Thursday, 30 May 2019

Sunday's Coming: The 1895 Cup

A RUM DO:  The ill-fated
Captain Morgan Trophy.
Way back in 1973, the Rugby League had a brilliant idea.

It thought it saw an 'imaginary void' in the season's already busy fixture list (back then teams played 30 games in a league season, plus the Challenge Cup, Plus the Players No.6 Cup, plus the Lancashire Cup). To fill this 'void' they concocted a meaningless knock-out competition - The Captain Morgan Trophy (sponsored by the, then, 'sophisticated' Rum brand).

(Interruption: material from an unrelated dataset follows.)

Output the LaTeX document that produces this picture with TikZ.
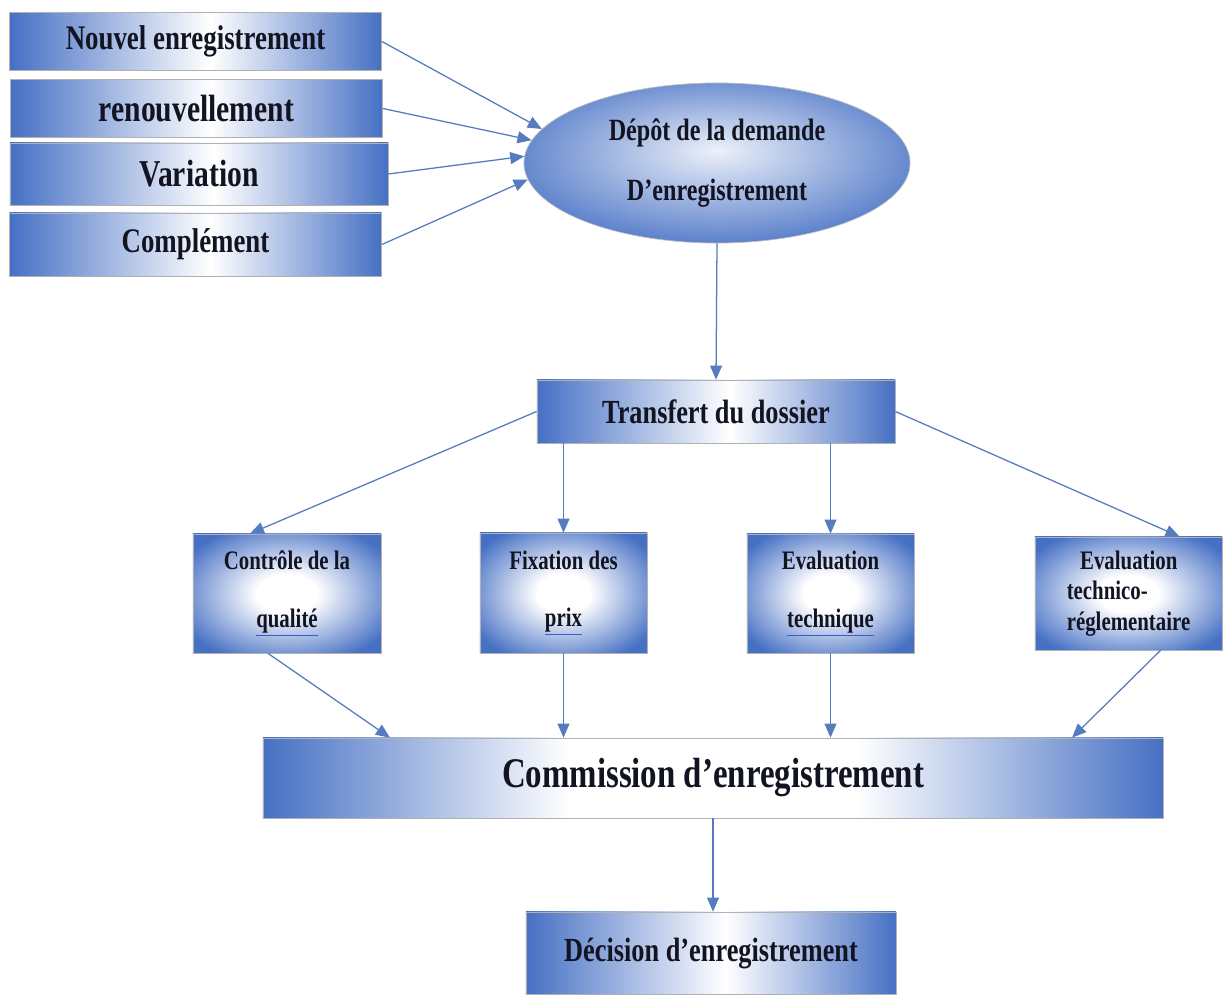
\documentclass[tikz,border=0pt]{standalone}
\usepackage{fontspec}
\setmainfont{Liberation Serif}[FakeStretch=0.78]
\usetikzlibrary{shapes.geometric,arrows.meta}
\definecolor{edgeblue}{RGB}{70,112,196}
\definecolor{flowblue}{RGB}{84,124,190}
\definecolor{ink}{RGB}{18,20,34}
\definecolor{linkblue}{RGB}{60,90,200}
% the path box covers 25bp..75bp of each shading
\pgfdeclarehorizontalshading{sideglow}{100bp}{color(0bp)=(edgeblue); color(25bp)=(edgeblue); color(52bp)=(white); color(75bp)=(edgeblue); color(100bp)=(edgeblue)}
\pgfdeclarehorizontalshading{wideglow}{100bp}{color(0bp)=(edgeblue); color(25bp)=(edgeblue); color(42bp)=(white); color(58bp)=(white); color(75bp)=(edgeblue); color(100bp)=(edgeblue)}
\pgfdeclareradialshading{coreglow}{\pgfpoint{0bp}{0bp}}{color(0bp)=(white); color(8bp)=(white); color(31bp)=(edgeblue); color(50bp)=(edgeblue)}
\pgfdeclareradialshading{ovalglow}{\pgfpoint{0bp}{4bp}}{color(0bp)=(edgeblue!10!white); color(31bp)=(edgeblue); color(50bp)=(edgeblue)}
\newcommand{\linkword}[1]{\textcolor{linkblue}{\underline{\textcolor{ink}{#1}}}}

\begin{document}
\begin{tikzpicture}[x=0.025cm, y=-0.025cm,
  src/.style={draw=gray!60, line width=0.5pt, shade, shading=sideglow, inner sep=0pt, text=ink, minimum width=9.3cm, minimum height=1.45cm, font=\bfseries\fontsize{24.5}{28}\selectfont},
  oval/.style={ellipse, draw=gray!50, line width=0.5pt, shade, shading=ovalglow, inner sep=0pt, text=ink, align=center, minimum width=9.65cm, minimum height=4cm, font=\bfseries\fontsize{22}{43}\selectfont},
  band/.style={draw=gray!60, line width=0.5pt, shade, shading=sideglow, inner sep=0pt, text=ink, font=\bfseries\fontsize{24}{28}\selectfont},
  act/.style={draw=gray!60, line width=0.5pt, shade, shading=coreglow, inner sep=0pt, text=ink, align=center, minimum width=4.175cm, minimum height=3cm, font=\bfseries\fontsize{19}{41}\selectfont},
  flow/.style={draw=flowblue, line width=0.9pt, -{Triangle[length=10pt,width=8.5pt]}}
]
  \fill[white] (0,0) rectangle (1227,992);

  \node[src] (nouv) at (195.5,41.5) {Nouvel enregistrement};
  \node[src, font=\bfseries\fontsize{27}{30}\selectfont] (renouv) at (196.5,108.5) {renouvellement};
  \node[src, minimum width=9.45cm, minimum height=1.55cm, font=\bfseries\fontsize{27}{30}\selectfont] (var) at (199,174) {Variation};
  \node[src, minimum height=1.575cm] (compl) at (195.5,244.5) {Complément};

  \node[oval] (depot) at (717,163) {Dépôt de la demande\\D’enregistrement};
  \node[band, minimum width=8.95cm, minimum height=1.575cm] (trans) at (716,411.5) {Transfert du dossier};

  \node[act, minimum width=4.7cm, minimum height=2.975cm] (ctrl) at (287,593.5) {Contrôle de la\\\linkword{qualité}};
  \node[act] (fix) at (563.5,593) {Fixation des\\\linkword{prix}};
  \node[act, minimum height=2.975cm] (evtech) at (830.5,593.5) {Evaluation\\\linkword{technique}};
  \node[act, align=left, minimum width=4.675cm, minimum height=2.825cm, font=\bfseries\fontsize{19}{21.5}\selectfont] (evreg) at (1128.5,593.5) {\hspace*{0.5em}Evaluation\\technico-\\réglementaire};

  \node[band, shading=wideglow, minimum width=22.5cm, minimum height=2cm, font=\bfseries\fontsize{30}{34}\selectfont] (comm) at (713,778) {Commission d’enregistrement};
  \node[band, minimum width=9.25cm, minimum height=2.05cm] (dec) at (711,953) {Décision d’enregistrement};

  \draw[flow] (nouv.east) -- (depot.169);
  \draw[flow] (renouv.east) -- (depot.173);
  \draw[flow] (var.east) -- (depot.178);
  \draw[flow] (compl.east) -- (depot.185);
  \draw[flow] (depot.south) -- (trans.north);

  \draw[flow] (trans.west) -- ([xshift=-0.925cm]ctrl.north);
  \draw[flow] (fix.north |- trans.south) -- (fix.north);
  \draw[flow] (evtech.north |- trans.south) -- (evtech.north);
  \draw[flow] (trans.east) -- ([xshift=1.275cm]evreg.north);

  \draw[flow] ([xshift=-0.475cm]ctrl.south) -- ([xshift=-8.075cm]comm.north);
  \draw[flow] (fix.south) -- (fix.south |- comm.north);
  \draw[flow] (evtech.south) -- (evtech.south |- comm.north);
  \draw[flow] ([xshift=0.8cm]evreg.south) -- ([xshift=8.975cm]comm.north);
  \draw[flow] (comm.south) -- (comm.south |- dec.north);
\end{tikzpicture}
\end{document}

The draw went like this: to the eight winners of the first round of the Yorkshire Cup, were added
the seven winners of the first round of the Lancashire cup PLUS the Lancashire team losing in the first round by the smallest margin.

To try and force a bit of cross-pennine rivalry into an already convoluted format (and to increase the chance of a Lancs v Yorks final) the Yorkshire sides and the Lancashire/Cumbrian sides (who played in the Lancashire Cup), were drawn into two 'pools' of games that kept the two groups apart in Round one.

Hornets' involvement was brief. First Division Hornets went to Second Division Workington in Round One - and lost. 22-13.

The final between Warrington and Featherstone was played on a Saturday afternoon at Salford in front of 5,000 barely interested fans. The Wire won a tryless game 4-nil. It was a metaphor for the competition.

Reports say that the competition 'failed to catch the imagination of the public, or the clubs themselves' - code for 'it was a rubbish idea that no-one wanted'. The Captain Morgan Trophy was scrapped after one season.

Fast Forward to 2019 - and the Rugby League has had a brilliant idea.

It thinks it's seen an imaginary void in the fixture list . Into this void it's crowbarred the - as yet unsponsored - 1895 Cup. And, like it's rum-flavoured predecessor, it has a beautifully convoluted format.  In round 1 eight League 1 teams played in a knock out round. Round 2 sees teams from the Championship - minus Toronto and Toulouse - chucked in with the winners from round 1.

But that's not the best of it. Not only are the RFL going to drag it out for five rounds, the final will be played at Wembley. After the Challenge Cup final.

Yes. After.

So while the Challenge Cup final's losing fans have already baled for the coach home and the winning fans have decamped for the nearest pub to celebrate, two unlucky Championship/League 1 sides will get to see their teams run round in an empty Wembley whilst the BBC packs away the cameras.

THE SWEET F.A. CUP: No prize money.
Straight from the RFL's Operating Laws
Given this, the 1895 Cup is clearly named after the anticipated attendance for the final. And if the thought of playing in an empty Wembley doesn't thrill you, it's worth noting that "... There will be no prize money in the first year, but gate receipts up to and including the semi-finals (but NOT in the final) will be shared in accordance with Challenge Cup rules." So getting to the final will ensure clubs incur a huge cost in transport and accommodation. Seems like getting canned in the semis is the best option financially.

Speaking of which...

The RFL launched this "... exciting new chance for players and supporters to taste the magic of Wembley...." (Ralph Rimmer, November 2018) without contemplating that two Championship sides might still be involved in the ACTUAL 'exciting chance for players and supporters to taste the magic of a relatively full-(ish) Wembley': Bradford and Halifax involved in an upcoming all-championship Challenge Cup Quarter Final - just 160 minutes away from Wem-ber-lee's main event.

So could Bradford and/or Halifax go all the way to the final of both?

Yeah, but... no, but...

Obviously the RFL has hacked together a beautifully labyrinthine solution. If Bradford or Halifax get to the semis of both competitions "... the 1895 Cup semi-final will be put back until the Wednesday after the Challenge Cup semi-finals (to be played on Saturday July 27) – so if the Championship club then lost their Challenge Cup semi-final, they would have a second chance to reach Wembley via the 1895 Cup."

"If a Championship club was to win their Challenge Cup semi-final, then the loser of the other 1895 Cup semi-final (to be played on Sunday July 28) would get a second chance on the Wednesday (July 31)."  Got that?

RECYCLED: The iPro Cup is back, everyone!
And what of the1895 cup itself? You'd imagine that such an exciting new competition would warrant an exciting new trophy to cement its status within the game. No such luck. Eagle-eyed Rugby League geeks will have noticed that the 1895 Cup is, in fact, the old iPro cup with a new logo stuck on it.

The iPro cup was retired after just three seasons after clubs voted to scrap it because it interfered with the domestic league season.

Sound Familiar?

Hornets travel to Batley on Sunday in Round two of the 1895 Cup. See you there.